To many people, “co-housing,” is an unheard-of term.
Not to Suzy Sharp.
“It is a model that balances the privacy of your own home with the benefit of living in an intentionally connected community,” she said of the concept, which started in Denmark. “In co-housing, neighbors become friends and private homes are clustered around common spaces.
“… It has been intentionally designed to create a rich, interconnected community while supporting successful aging in place.”
Sharp will be among the residents of Heartwood Commons, a $14 million co-housing project on which organizers broke ground Thursday at 7141 S. Quincy Ave.

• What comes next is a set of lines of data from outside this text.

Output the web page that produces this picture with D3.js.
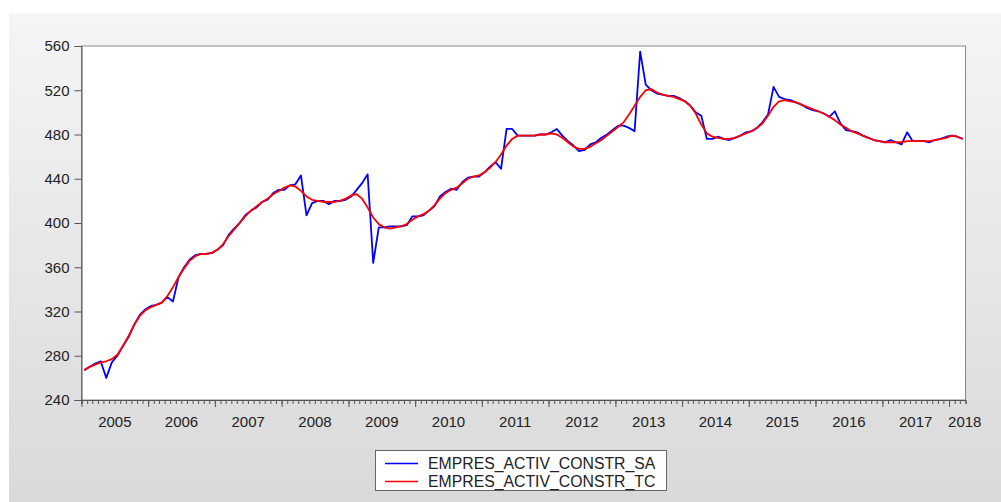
<!DOCTYPE html>
<html>
<head>
<meta charset="utf-8">
<script src="https://cdn.jsdelivr.net/npm/d3@7"></script>
<style>
  html, body { margin: 0; padding: 0; background: #ffffff; }
  svg { display: block; }
  text { font-family: "Liberation Sans", Arial, sans-serif; }
</style>
</head>
<body>
<svg id="chart" width="1001" height="502"></svg>
<script>
// ---- data: monthly, Jan 2005 .. Mar 2018 ----
const startYear = 2005;
const startMonth = 0;
const seriesNames = ["EMPRES_ACTIV_CONSTR_SA", "EMPRES_ACTIV_CONSTR_TC"];
const yTickValues = [240, 280, 320, 360, 400, 440, 480, 520, 560];
const yearLabels = ["2005","2006","2007","2008","2009","2010","2011","2012","2013","2014","2015","2016","2017","2018"];

const saValues = [
  267,270,273,275,260,274,280,289,297,308,317,322,
  325,326,328,333,329,351,360,367,371,372,372,373,
  376,380,389,395,400,407,411,414,419,421,427,430,
  430,434,435,443,407,418,420,420,417,420,420,421,
  424,430,436,444,364,396,396,397,397,397,398,406,
  406,407,411,415,424,428,431,430,437,441,442,442,
  446,451,455,449,485,485,479,479,479,479,480,480,
  482,485,479,474,470,465,466,471,473,477,480,484,
  488,488,486,483,555,525,520,517,516,515,515,513,
  510,506,500,497,476,476,478,476,475,477,479,482,
  483,486,491,498,523,514,512,511,509,507,504,502,
  501,499,496,501,490,484,483,482,479,477,475,474,
  473,475,473,471,482,474,474,474,473,475,476,478,
  479,478,476
];
const tcValues = [
  267,270,272,274,275,277,281,289,298,308,316,321,
  324,326,328,334,342,351,359,366,370,372,372,373,
  376,381,388,394,400,406,411,415,419,422,426,429,
  432,434,433,429,424,421,420,419,419,419,420,422,
  425,426,422,414,405,399,396,395,396,397,399,403,
  406,408,411,416,422,427,430,432,436,440,442,443,
  446,450,455,462,470,476,479,479,479,479,480,480,
  481,480,477,473,469,467,467,469,472,475,479,483,
  487,491,498,506,514,520,521,518,516,515,514,512,
  510,506,499,489,481,478,477,476,476,477,479,481,
  483,486,490,497,505,510,511,510,509,507,505,503,
  501,499,496,493,489,486,483,481,479,477,475,474,
  473,473,473,473,474,474,474,474,474,475,476,477,
  479,478,476
];

// ---- build ----
const svg = d3.select("#chart");
const W = 1001, H = 502;

const defs = svg.append("defs");
const grad = defs.append("linearGradient").attr("id", "bg").attr("x1", 0).attr("y1", 0).attr("x2", 0).attr("y2", 1);
grad.append("stop").attr("offset", "0%").attr("stop-color", "#f5f5f5");
grad.append("stop").attr("offset", "100%").attr("stop-color", "#d9d9d9");

svg.append("rect").attr("x", 0).attr("y", 0).attr("width", W).attr("height", H).attr("fill", "#ffffff");
svg.append("rect").attr("x", 9).attr("y", 13).attr("width", W - 9).attr("height", H - 13).attr("fill", "url(#bg)");

const plot = { left: 81.5, right: 965.5, top: 46, bottom: 400 };

const nMonths = saValues.length;
const monthDate = i => new Date(startYear, startMonth + i, 1);
const x = d3.scaleTime()
  .domain([monthDate(0), monthDate(nMonths)])
  .range([plot.left, plot.right]);
const y = d3.scaleLinear().domain([240, 560]).range([plot.bottom, plot.top]);

const midMonth = i => new Date((monthDate(i).getTime() + monthDate(i + 1).getTime()) / 2);

// plot background
svg.append("rect")
  .attr("x", plot.left).attr("y", plot.top)
  .attr("width", plot.right - plot.left).attr("height", plot.bottom - plot.top)
  .attr("fill", "#ffffff").attr("stroke", "#8a8a8a").attr("stroke-width", 1);

// x axis: monthly minor ticks
const monthTicks = d3.range(0, nMonths + 1).map(monthDate);
const gMinor = svg.append("g").attr("transform", `translate(0,${plot.bottom})`)
  .call(d3.axisBottom(x).tickValues(monthTicks).tickSize(4).tickFormat(""));
gMinor.select(".domain").attr("stroke", "#555");
gMinor.selectAll(".tick line").attr("stroke", "#555");

const yearTicks = yearLabels.map(s => new Date(+s, 0, 1));
const gMajor = svg.append("g").attr("transform", `translate(0,${plot.bottom})`)
  .call(d3.axisBottom(x).tickValues(yearTicks).tickSize(7).tickFormat(""));
gMajor.select(".domain").remove();
gMajor.selectAll(".tick line").attr("stroke", "#555");

// year labels centred in each year; last (partial) year starts at its tick
svg.append("g").selectAll("text").data(yearLabels).join("text")
  .attr("x", (s, i) => {
    const a = x(new Date(+s, 0, 1));
    if (i === yearLabels.length - 1) return a - 1;
    return (a + x(new Date(+s + 1, 0, 1))) / 2;
  })
  .attr("y", 426.5)
  .attr("text-anchor", (s, i) => i === yearLabels.length - 1 ? "start" : "middle")
  .attr("font-size", 15).attr("fill", "#222")
  .text(s => s);

// y axis
const gY = svg.append("g").attr("transform", `translate(${plot.left},0)`)
  .call(d3.axisLeft(y).tickValues(yTickValues).tickSize(7).tickPadding(5));
gY.select(".domain").attr("stroke", "#555");
gY.selectAll(".tick line").attr("stroke", "#555");
gY.selectAll(".tick text").attr("font-size", 15).attr("fill", "#222")
  .attr("font-family", "Liberation Sans, Arial, sans-serif");

// lines
const line = d3.line().x((d, i) => x(midMonth(i))).y(d => y(d));
svg.append("path").datum(saValues).attr("d", line)
  .attr("fill", "none").attr("stroke", "#0000ff").attr("stroke-width", 1.8).attr("stroke-linejoin", "round");
svg.append("path").datum(tcValues).attr("d", line)
  .attr("fill", "none").attr("stroke", "#ff0000").attr("stroke-width", 1.8).attr("stroke-linejoin", "round");

// legend
const colors = ["#0000ff", "#ff0000"];
const lg = svg.append("g");
lg.append("rect").attr("x", 375.5).attr("y", 450.5).attr("width", 291).attr("height", 40)
  .attr("fill", "#ffffff").attr("stroke", "#666").attr("stroke-width", 1);
const rows = lg.selectAll("g.row").data(seriesNames).join("g").attr("class", "row")
  .attr("transform", (d, i) => `translate(0,${463.5 + i * 18})`);
rows.append("line").attr("x1", 385).attr("x2", 418).attr("y1", 0).attr("y2", 0)
  .attr("stroke", (d, i) => colors[i]).attr("stroke-width", 1.6);
rows.append("text").attr("x", 428).attr("y", 5.5).attr("font-size", 15.8).attr("fill", "#222")
  .text(d => d);
</script>
</body>
</html>
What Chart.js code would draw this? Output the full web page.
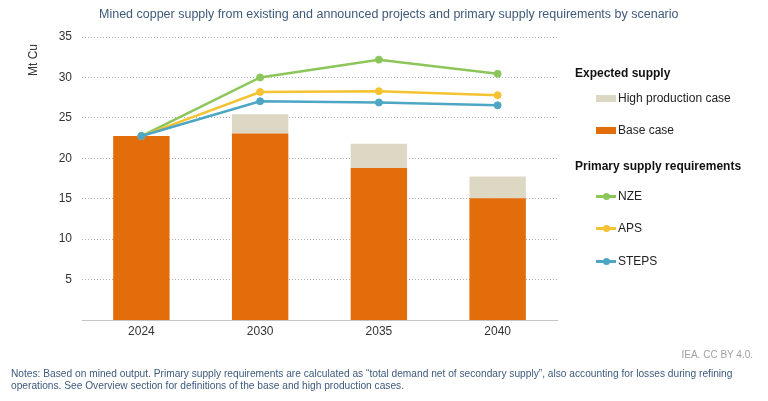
<!DOCTYPE html>
<html>
<head>
<meta charset="utf-8">
<script src="https://cdn.jsdelivr.net/npm/chart.js@4/dist/chart.umd.min.js"></script>
<style>
  html, body { margin:0; padding:0; background:#fff; }
  body { width:768px; height:401px; position:relative; overflow:hidden; font-family:"Liberation Sans", Arial, sans-serif; }
  #wrap { position:absolute; left:0; top:0; width:768px; height:401px; }
  .abs { position:absolute; white-space:nowrap; }
  #title { left:99px; top:6px; font-size:12.5px; color:#3d5a7a; line-height:16px; }
  #ylab { left:33px; top:60px; font-size:12px; color:#333; transform:translate(-50%,-50%) rotate(-90deg); line-height:14px; }
  .lgHead { font-size:12px; font-weight:bold; color:#111; line-height:14px; }
  .lgItem { font-size:12px; color:#222; line-height:14px; }
  .sw { position:absolute; }
  #source { right:15px; top:348px; font-size:10px; color:#a0a0a0; line-height:14px; }
  #notes { left:11px; top:368px; font-size:10.2px; color:#3d5a7d; line-height:11.5px; }
</style>
</head>
<body>
<div id="wrap"><canvas id="c"></canvas></div>
<div id="title" class="abs">Mined copper supply from existing and announced projects and primary supply requirements by scenario</div>
<div id="ylab" class="abs">Mt Cu</div>
<div id="legend"></div>
<div id="source" class="abs">IEA. CC BY 4.0.</div>
<div id="notes" class="abs">Notes: Based on mined output. Primary supply requirements are calculated as “total demand net of secondary supply”, also accounting for losses during refining<br>operations. See Overview section for definitions of the base and high production cases.</div>
<script>
// ---- data ----
const categories = ['2024', '2030', '2035', '2040'];
const baseCase = [22.75, 23.05, 18.8, 15.05];
const highProductionExtra = [0, 2.4, 3.0, 2.7];
const nze = [22.75, 30.0, 32.2, 30.45];
const aps = [22.75, 28.2, 28.3, 27.8];
const steps = [22.75, 27.05, 26.9, 26.55];
const yTicks = [5, 10, 15, 20, 25, 30, 35];

const COL_BASE = '#e36c0b';
const COL_HIGH = '#ddd8c4';
const COL_NZE = '#8cc65a';
const COL_APS = '#f5c232';
const COL_STEPS = '#4ca6c4';

// ---- legend (HTML) ----
const legend = document.getElementById('legend');
function addHead(text, y) {
  const d = document.createElement('div');
  d.className = 'abs lgHead'; d.textContent = text;
  d.style.left = '575px'; d.style.top = (y - 7) + 'px';
  legend.appendChild(d);
}
function addItem(text, y, kind, color) {
  if (kind === 'box') {
    const s = document.createElement('div');
    s.className = 'sw';
    s.style.cssText = `left:596px;top:${y-3}px;width:20px;height:7px;background:${color};`;
    legend.appendChild(s);
  } else {
    const l = document.createElement('div');
    l.className = 'sw';
    l.style.cssText = `left:596px;top:${y-1}px;width:20px;height:2.5px;background:${color};`;
    legend.appendChild(l);
    const p = document.createElement('div');
    p.className = 'sw';
    p.style.cssText = `left:${606-3.5}px;top:${y-3.5}px;width:7px;height:7px;border-radius:50%;background:${color};`;
    legend.appendChild(p);
  }
  const d = document.createElement('div');
  d.className = 'abs lgItem'; d.textContent = text;
  d.style.left = '618px'; d.style.top = (y - 7) + 'px';
  legend.appendChild(d);
}
addHead('Expected supply', 73);
addItem('High production case', 98, 'box', COL_HIGH);
addItem('Base case', 130, 'box', COL_BASE);
addHead('Primary supply requirements', 166);
addItem('NZE', 196, 'line', COL_NZE);
addItem('APS', 228, 'line', COL_APS);
addItem('STEPS', 261, 'line', COL_STEPS);

// ---- chart ----
function lineDs(label, data, color, order) {
  return {
    type: 'line', label, data, stack: 'l_' + label, order,
    borderColor: color, backgroundColor: color, borderWidth: 2.5,
    pointRadius: 3.5, pointBackgroundColor: color, pointBorderColor: color,
    pointBorderWidth: 1, tension: 0, fill: false
  };
}
new Chart(document.getElementById('c'), {
  data: {
    labels: categories,
    datasets: [
      lineDs('STEPS', steps, COL_STEPS, 0),
      lineDs('APS', aps, COL_APS, 1),
      lineDs('NZE', nze, COL_NZE, 2),
      { type: 'bar', label: 'Base case', data: baseCase, backgroundColor: COL_BASE, stack: 'bars', order: 10,
        borderWidth: 0, categoryPercentage: 1, barPercentage: 0.475 },
      { type: 'bar', label: 'High production case', data: highProductionExtra, backgroundColor: COL_HIGH, stack: 'bars', order: 11,
        borderWidth: 0, categoryPercentage: 1, barPercentage: 0.475 }
    ]
  },
  options: {
    responsive: true, maintainAspectRatio: false, animation: false,
    layout: { padding: { left: 0, top: 37, right: 211, bottom: 61 } },
    plugins: { legend: { display: false }, tooltip: { enabled: false }, title: { display: false } },
    scales: {
      x: {
        stacked: true,
        grid: { display: false, drawTicks: false },
        border: { display: true, color: '#c4c4c4', width: 1 },
        ticks: { color: '#333', font: { family: '"Liberation Sans", Arial, sans-serif', size: 12 }, padding: 4 },
        afterFit: (s) => { s.height = 20; }
      },
      y: {
        stacked: true, min: 0, max: 35,
        afterBuildTicks: (s) => { s.ticks = yTicks.map(v => ({ value: v })); },
        grid: { display: true, drawTicks: false, color: '#b0b0b0', lineWidth: 1 },
        border: { display: false, dash: [1, 2] },
        ticks: { color: '#333', font: { family: '"Liberation Sans", Arial, sans-serif', size: 12 }, padding: 10 },
        afterFit: (s) => { s.width = 82; }
      }
    }
  }
});
</script>
</body>
</html>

Designed for the 55-and-older crowd, Heartwood Commons will feature 36 housing units — ranging from 750 to 1,500 square feet — in series of two-, three- and four-residential clusters.
Units start at $258,000, Sharp said. Complementing the units will be a large common house, which will include a gourmet kitchen, a great room for shared meals and other activities, a living room for more intimate gatherings, an art room and two guest rooms.
Other shared amenities include community gardens, a wood shop, greenhouse, contemplative space and a pet park. In addition to their private homes and shared community spaces, the residents also have equity in the entire acreage.
“Our sister (co-housing) community in Stillwater reminds us all the time that when you are joining a co-housing community, you are really buying the community and the house just happens to come with it,” Sharp said.
Two Tulsa companies, Jones Design Studio and Stava Building Corp., are handling design and construction. More than 50 sites were considered for the project, said Molly Jones, founder and president of Jones Design Studio.
“... The buildings are the backdrop to the play which is the building and maintenance of community between people,” Jones said. “That’s what this project represents.”
Twenty-one of the units already have been sold.
“You just don’t see a lot of citizen-led developments really ever come to fruition,” Tulsa Mayor G.T. Bynum said. “It’s very rare in Tulsa. That says a lot about the commitment of those who had this vision and saw what this could mean for Tulsa, our first co-housing development.”
The village is scheduled for completion at the end of 2021 or early 2022, Sharp said.
“We’re in a time right now where we’re really trying to create a greater diversity of housing options in Tulsa,” Bynum said. “… A friend of mine, our former colleague, councilor Blake Ewing, used to say that a really great city has something for everybody. This is creating one of those options for folks in our community.”